No se colgó el cartel de No Hay Entradas –como sí lo hubo la noche anterior en Madrid- para recibir a Shawn James en Barcelona, pero poco faltó: la parroquia congregada en el Razz 2, superaba de largo lo habitual en este tipo de saraos. Y es que la trayectoria del susodicho por estas lindes no puede calificarse sino de exponencial: de sus primeras visitas en formato íntimo a las ceremonias actuales –no multitudinarias, pero más que notorias– hay un largo y sustancial trecho.
Así pues, ante un público que felizmente casi triplicaba el de su última visita, salió al escenario nuestro hombre. Y lo hizo con tranquilidad, sentándose a las teclas y arrancando con varios temas lentos por aquello de saberse dueño de la situación. Introducción pausada pero in crescendo, tras la cual se calzó la guitarra y empezó a repasar temazos, con especial atención a su última entrega.
Sacadas de ese particular homenaje al western que es Honor & Vengeance disfrutamos, entre otras, de «Six Shells (The Outlaw Anthem)», «Ballad of the Bounty Hunter» o «I Want More» mezcladas con pequeños clásicos pretéritos. Una primera hora larga en la que el muy cabrón hizo con su voz lo que quiso, mientras dirigía un cuarteto que –sección rítmica aparte- suple la falta de una segunda guitarra con el espléndido violín de Sage Cornelius, auténtica piedra de toque sobre la que sustenta su personal sonido.
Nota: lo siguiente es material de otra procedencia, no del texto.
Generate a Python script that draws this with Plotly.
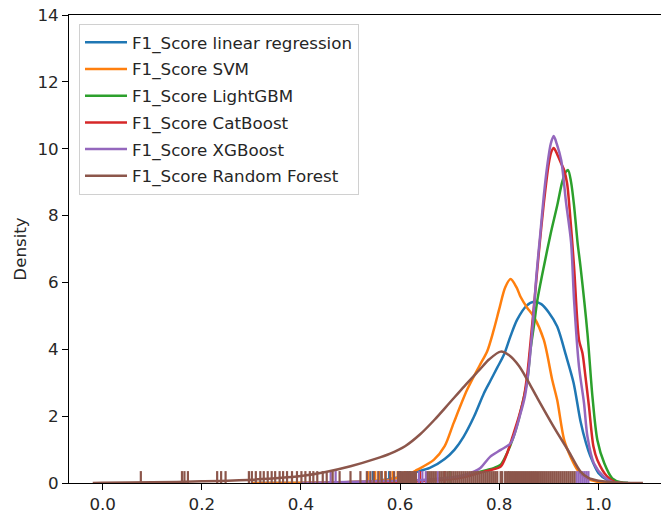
import plotly.graph_objects as go

# ---------------- data ----------------
names = ["F1_Score linear regression", "F1_Score SVM", "F1_Score LightGBM",
         "F1_Score CatBoost", "F1_Score XGBoost", "F1_Score Random Forest"]
colors = ["#1f77b4", "#ff7f0e", "#2ca02c", "#d62728", "#9467bd", "#8c564b"]

lr_x = [0.30, 0.45, 0.55, 0.60, 0.63, 0.66, 0.69, 0.71, 0.728, 0.749, 0.769, 0.782, 0.796, 0.81,
        0.823, 0.836, 0.855, 0.870, 0.885, 0.90, 0.917, 0.935, 0.95, 0.964, 0.975, 0.984, 1.0, 1.018, 1.04, 1.06]
lr_y = [0.0, 0.01, 0.06, 0.18, 0.32, 0.45, 0.72, 1.0, 1.38, 1.98, 2.68, 3.05, 3.45, 3.85,
        4.4, 4.88, 5.3, 5.42, 5.35, 5.1, 4.68, 3.8, 3.0, 1.85, 1.2, 0.8, 0.3, 0.09, 0.01, 0.0]

svm_x = [0.30, 0.40, 0.50, 0.58, 0.62, 0.634, 0.668, 0.69, 0.708, 0.735, 0.76, 0.776, 0.789, 0.80,
         0.812, 0.823, 0.835, 0.843, 0.856, 0.870, 0.890, 0.907, 0.917, 0.931, 0.945, 0.958, 0.975, 1.0, 1.03]
svm_y = [0.0, 0.01, 0.03, 0.1, 0.28, 0.39, 0.69, 1.1, 1.79, 2.78, 3.5, 3.95, 4.58, 5.2,
         5.85, 6.1, 5.85, 5.57, 5.25, 4.97, 4.28, 3.08, 2.48, 1.29, 0.75, 0.39, 0.15, 0.03, 0.0]

lgbm_x = [0.45, 0.55, 0.65, 0.72, 0.76, 0.776, 0.79, 0.803, 0.816, 0.829, 0.840, 0.850, 0.857, 0.863,
          0.870, 0.877, 0.890, 0.904, 0.917, 0.927, 0.934, 0.939, 0.945, 0.951, 0.958, 0.964, 0.978,
          0.988, 0.998, 1.012, 1.028, 1.045, 1.06]
lgbm_y = [0.0, 0.02, 0.08, 0.2, 0.33, 0.39, 0.45, 0.55, 0.9, 1.39, 1.95, 2.58, 3.1, 3.98,
          4.7, 5.47, 6.47, 7.47, 8.3, 9.0, 9.3, 9.36, 9.0, 8.3, 7.2, 6.47, 4.48,
          2.6, 1.29, 0.59, 0.14, 0.02, 0.0]

cat_x = [0.45, 0.55, 0.65, 0.72, 0.76, 0.783, 0.803, 0.816, 0.829, 0.840, 0.850, 0.857, 0.865, 0.872,
         0.880, 0.890, 0.900, 0.905, 0.910, 0.915, 0.925, 0.931, 0.937, 0.942, 0.951, 0.961, 0.968,
         0.974, 0.981, 0.990, 0.998, 1.018, 1.035, 1.05]
cat_y = [0.0, 0.02, 0.06, 0.15, 0.3, 0.39, 0.49, 0.89, 1.48, 2.0, 2.58, 3.3, 4.5, 5.6,
         6.9, 8.37, 9.56, 9.9, 10.02, 9.9, 9.56, 9.36, 8.96, 8.2, 6.47, 4.28, 3.88,
         3.18, 2.3, 1.1, 0.69, 0.19, 0.02, 0.0]

xgb_x = [0.40, 0.47, 0.55, 0.65, 0.72, 0.75, 0.762, 0.782, 0.803, 0.823, 0.843, 0.852, 0.860, 0.868,
         0.875, 0.883, 0.890, 0.897, 0.904, 0.910, 0.916, 0.925, 0.935, 0.945, 0.951, 0.961, 0.971,
         0.978, 0.991, 1.011, 1.03, 1.045]
xgb_y = [0.0, 0.02, 0.05, 0.1, 0.2, 0.35, 0.45, 0.79, 0.99, 1.19, 2.08, 2.6, 3.48, 4.8,
         6.2, 7.47, 8.6, 9.5, 10.15, 10.38, 10.15, 9.66, 8.37, 7.2, 5.47, 3.48, 2.4,
         1.39, 0.59, 0.19, 0.02, 0.0]

rf_x = [-0.02, 0.0, 0.1, 0.2, 0.3, 0.4, 0.45, 0.5, 0.55, 0.58, 0.61, 0.64, 0.67, 0.70, 0.73, 0.76,
        0.78, 0.803, 0.82, 0.84, 0.857, 0.877, 0.91, 0.94, 0.964, 0.98, 1.0, 1.05, 1.09]
rf_y = [0.0, 0.005, 0.02, 0.05, 0.1, 0.21, 0.33, 0.5, 0.72, 0.88, 1.1, 1.45, 1.9, 2.4, 2.9, 3.38,
        3.7, 3.93, 3.82, 3.5, 3.08, 2.54, 1.68, 0.95, 0.34, 0.15, 0.07, 0.01, 0.0]

# rug (raw observations visible as ticks)
lr_rug = [0.545, 0.562, 0.578, 0.600, 0.615, 0.630]
svm_rug = [0.535, 0.550, 0.558, 0.570, 0.585, 0.595, 0.610, 0.626]
lgbm_rug = [0.620, 0.700]
cat_rug = [0.640, 0.690]
xgb_rug = [0.460, 0.470, 0.638, 0.645, 0.652, 0.676, 0.956, 0.960, 0.964, 0.968, 0.972, 0.976, 0.980]
rf_rug = [0.077, 0.160, 0.165, 0.172, 0.231, 0.239, 0.248, 0.295, 0.301, 0.309, 0.318, 0.325, 0.333,
          0.341, 0.348, 0.357, 0.364, 0.372, 0.382, 0.392, 0.401, 0.409, 0.418, 0.425, 0.433, 0.444,
          0.452, 0.464, 0.478, 0.500, 0.520, 0.533, 0.540, 0.547, 0.556, 0.563, 0.571, 0.580, 0.588,
          0.596, 0.600, 0.604, 0.608, 0.612, 0.616, 0.620, 0.624, 0.628, 0.632, 0.656, 0.660, 0.664,
          0.668, 0.672, 0.680, 0.684, 0.688, 0.692, 0.696, 0.700, 0.704, 0.708, 0.712, 0.716, 0.720,
          0.724, 0.728, 0.732, 0.736, 0.740, 0.744, 0.748, 0.752, 0.756, 0.760, 0.764, 0.768, 0.772,
          0.776, 0.780, 0.784, 0.788, 0.792, 0.796, 0.803, 0.806, 0.812, 0.816, 0.820, 0.824, 0.828,
          0.832, 0.836, 0.840, 0.844, 0.848, 0.852, 0.856, 0.860, 0.864, 0.868, 0.872, 0.876, 0.880,
          0.884, 0.888, 0.892, 0.896, 0.900, 0.904, 0.908, 0.912, 0.916, 0.920, 0.924, 0.928, 0.932,
          0.936, 0.940, 0.944, 0.948, 0.952]

x_ticks = [0.0, 0.2, 0.4, 0.6, 0.8, 1.0]
x_tick_labels = ["0.0", "0.2", "0.4", "0.6", "0.8", "1.0"]
y_ticks = [0, 2, 4, 6, 8, 10, 12, 14]
y_tick_labels = ["0", "2", "4", "6", "8", "10", "12", "14"]

curves = [(lr_x, lr_y), (svm_x, svm_y), (lgbm_x, lgbm_y), (cat_x, cat_y), (xgb_x, xgb_y), (rf_x, rf_y)]
rugs = [lr_rug, svm_rug, lgbm_rug, cat_rug, xgb_rug, rf_rug]

# ---------------- figure ----------------
FONT = "DejaVu Sans"
FS = 16.7
fig = go.Figure()
for i, (name, col) in enumerate(zip(names, colors)):
    cx, cy = curves[i]
    fig.add_trace(go.Scatter(x=cx, y=cy, mode="lines", name=name, legendgroup=name,
                             line=dict(color=col, width=2.5, shape="spline", smoothing=0.8)))
    fig.add_trace(go.Scatter(x=rugs[i], y=[0] * len(rugs[i]), mode="markers", showlegend=False,
                             legendgroup=name, hoverinfo="x",
                             marker=dict(symbol="line-ns", size=17, color=col,
                                         line=dict(color=col, width=2.2))))

fig.update_layout(
    width=661, height=513,
    margin=dict(l=69, r=0, t=15, b=30),
    paper_bgcolor="white", plot_bgcolor="white",
    font=dict(family=FONT, size=FS, color="#262626"),
    showlegend=True,
    legend=dict(x=0.0169, y=0.981, xanchor="left", yanchor="top",
                bgcolor="rgba(255,255,255,0.8)", bordercolor="#d0d0d0", borderwidth=1,
                font=dict(family=FONT, size=FS, color="#262626"),
                itemwidth=42, tracegroupgap=2),
    xaxis=dict(range=[-0.0679, 1.1264], tickmode="array", tickvals=x_ticks, ticktext=x_tick_labels,
               showgrid=False, zeroline=False, showline=True, linecolor="black", linewidth=1.1,
               mirror=True, ticks="outside", ticklen=6, tickwidth=1.1, tickcolor="black",
               tickfont=dict(family=FONT, size=FS, color="#262626")),
    yaxis=dict(range=[0, 14], tickmode="array", tickvals=y_ticks, ticktext=y_tick_labels,
               showgrid=False, zeroline=False, showline=True, linecolor="black", linewidth=1.1,
               ticks="outside", ticklen=6, tickwidth=1.1, tickcolor="black",
               tickfont=dict(family=FONT, size=FS, color="#262626"),
               title=dict(text="Density", standoff=6, font=dict(family=FONT, size=FS, color="#262626"))),
)

fig.write_html("out.html", config={"displayModeBar": False},
               post_script="document.body.style.margin='0';document.body.style.padding='0';"
                           "document.body.style.overflow='hidden';")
Llegaría entonces un largo, muy largo interludio en formato de solo acústico iniciado con la única mancha en su último trabajo: «Muerte Mi Amor» sonó tan fláccida y garbancera como en su versión en estudio; un capricho que en algún momento llegó a invocar aquellas mierdas mosqueteras que en los noventa congregaban a Bryan Adams y Sting mientras Rod Stewart invitaba a Antonio Banderas a unas pajillas. Tupido velo y palante, porque la cosa mejoraría y mucho. Primero con la versión del «Ain’t No Sunshine» de Bill Withers, siguiendo con el ya lejano pelotazo en la PlayStation que fue «Through The Valley» y poco después con esa magistral relectura del número de la bestia de Iron Maiden, coreada a pleno pulmón. Y un rato más tarde, cuando parecía que el concierto iba a despedirse con un par de bises en clave eléctrica con la banda de nuevo en escena, alargándolo hasta cinco temas y terminando con una bacanal sónica de padre y muy señor mío.
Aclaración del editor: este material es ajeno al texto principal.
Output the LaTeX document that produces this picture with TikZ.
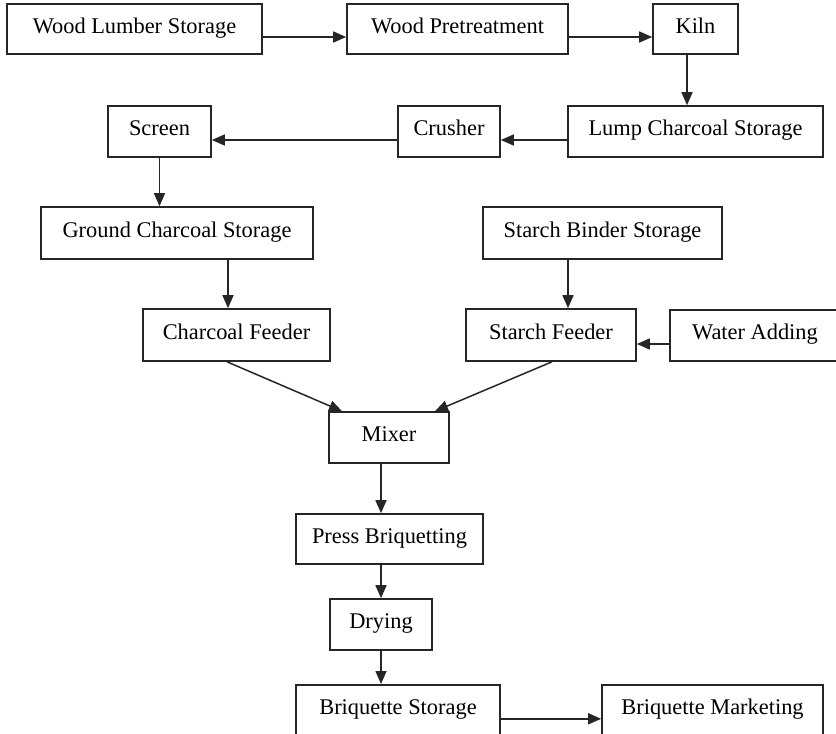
\documentclass[tikz,border=0pt]{standalone}
\usepackage{fontspec}
\setmainfont{Liberation Serif}
\usetikzlibrary{arrows.meta}
\tikzset{
  stage/.style={draw=black!85, line width=1.6pt, rectangle, inner sep=0pt,
    minimum height=51pt, text height=14pt, text depth=6pt,
    font=\fontsize{22.4pt}{26pt}\selectfont, anchor=center},
  cutoff/.style={minimum height=56pt, text depth=11.6pt, anchor=north},
  flow/.style={draw=black!85, line width=1.5pt, -{Triangle[length=13pt,width=11pt]}},
}
\begin{document}
\begin{tikzpicture}[x=1pt,y=-1pt]
\useasboundingbox (0,0) rectangle (836,734);
\clip (0,0) rectangle (836,734);

% charcoal production line
\node[stage, minimum width=255pt, minimum height=50pt] (lumber) at (134.5,29) {Wood Lumber Storage};
\node[stage, minimum width=221pt, minimum height=50pt] (pretreat) at (457.5,29) {Wood Pretreatment};
\node[stage, minimum width=85pt, minimum height=50pt] (kiln) at (695.5,29) {Kiln};
\node[stage, minimum width=255pt] (lump) at (695.5,131.5) {Lump Charcoal Storage};
\node[stage, minimum width=102pt] (crusher) at (449,131.5) {Crusher};
\node[stage, minimum width=103pt] (screen) at (159.5,131.5) {Screen};
\node[stage, minimum width=272pt, minimum height=52pt] (ground) at (177,233) {Ground Charcoal Storage};

% binder preparation
\node[stage, minimum width=239pt, minimum height=52pt] (binder) at (602.5,233) {Starch Binder Storage};
\node[stage, minimum width=187pt, minimum height=52pt] (cfeeder) at (236.5,335) {Charcoal Feeder};
\node[stage, minimum width=170pt, minimum height=52pt] (sfeeder) at (551,335) {Starch Feeder};
\node[stage, minimum width=170pt] (water) at (755,335.5) {Water Adding};

% briquetting line
\node[stage, minimum width=120pt] (mixer) at (389,437.5) {Mixer};
\node[stage, minimum width=187pt, minimum height=50pt] (press) at (389.5,539) {Press Briquetting};
\node[stage, minimum width=102pt] (drying) at (381,624.5) {Drying};
\node[stage, cutoff, minimum width=204pt] (bstorage) at (398,684) {Briquette Storage};
\node[stage, cutoff, minimum width=221pt] (bmarket) at (712.5,684) {Briquette Marketing};

% material flow
\draw[flow] ([yshift=-8pt]lumber.east) -- ([yshift=-8pt]pretreat.west);
\draw[flow] ([yshift=-8pt]pretreat.east) -- ([yshift=-8pt]kiln.west);
\draw[flow] ([xshift=-8.5pt]kiln.south) -- ([xshift=-8.5pt]kiln.south |- lump.north);
\draw[flow] ([yshift=-8.5pt]lump.west) -- ([yshift=-8.5pt]crusher.east);
\draw[flow] ([yshift=-8.5pt]crusher.west) -- ([yshift=-8.5pt]screen.east);
\draw[flow] (screen.south) -- (screen.south |- ground.north);
\draw[flow] ([xshift=51pt]ground.south) -- ([xshift=51pt]ground.south |- cfeeder.north);
\draw[flow] ([xshift=-34.5pt]binder.south) -- ([xshift=-34.5pt]binder.south |- sfeeder.north);
\draw[flow] ([yshift=-8.5pt]water.west) -- ([yshift=-8.5pt]water.west -| sfeeder.east);
\draw[flow] ([xshift=-9.5pt]cfeeder.south) -- ([xshift=-47pt]mixer.north);
\draw[flow] ([xshift=1pt]sfeeder.south) -- ([xshift=46pt]mixer.north);
\draw[flow] ([xshift=-8pt]mixer.south) -- ([xshift=-8pt]mixer.south |- press.north);
\draw[flow] ([xshift=-8.5pt]press.south) -- (drying.north);
\draw[flow] (drying.south) -- (drying.south |- bstorage.north);
\draw[flow] ([yshift=-6pt]bstorage.east) -- ([yshift=-6pt]bmarket.west);
\end{tikzpicture}
\end{document}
Con los saludos de rigor, llegaron las luces y la música de la sala para decirnos que para casita que es domingo. Pero tras unos instantes de estupor, la reflexión y la sensación inmediatas –que no han cambiado a la hora de escribir estas líneas– fue la de haber asistido a algo grande. A un bolo de un artista que no deja de crecer, que tiene una garganta privilegiada y una facilidad para seguir escribiendo páginas memorables en el gran libro del rock, el soul, el blues, el folk y todas esas hierbas que –bien mezcladas y cocinadas– no necesitan petardos ni falsos profetas para seguir emocionándonos. Al menos mientras queden tipos como él.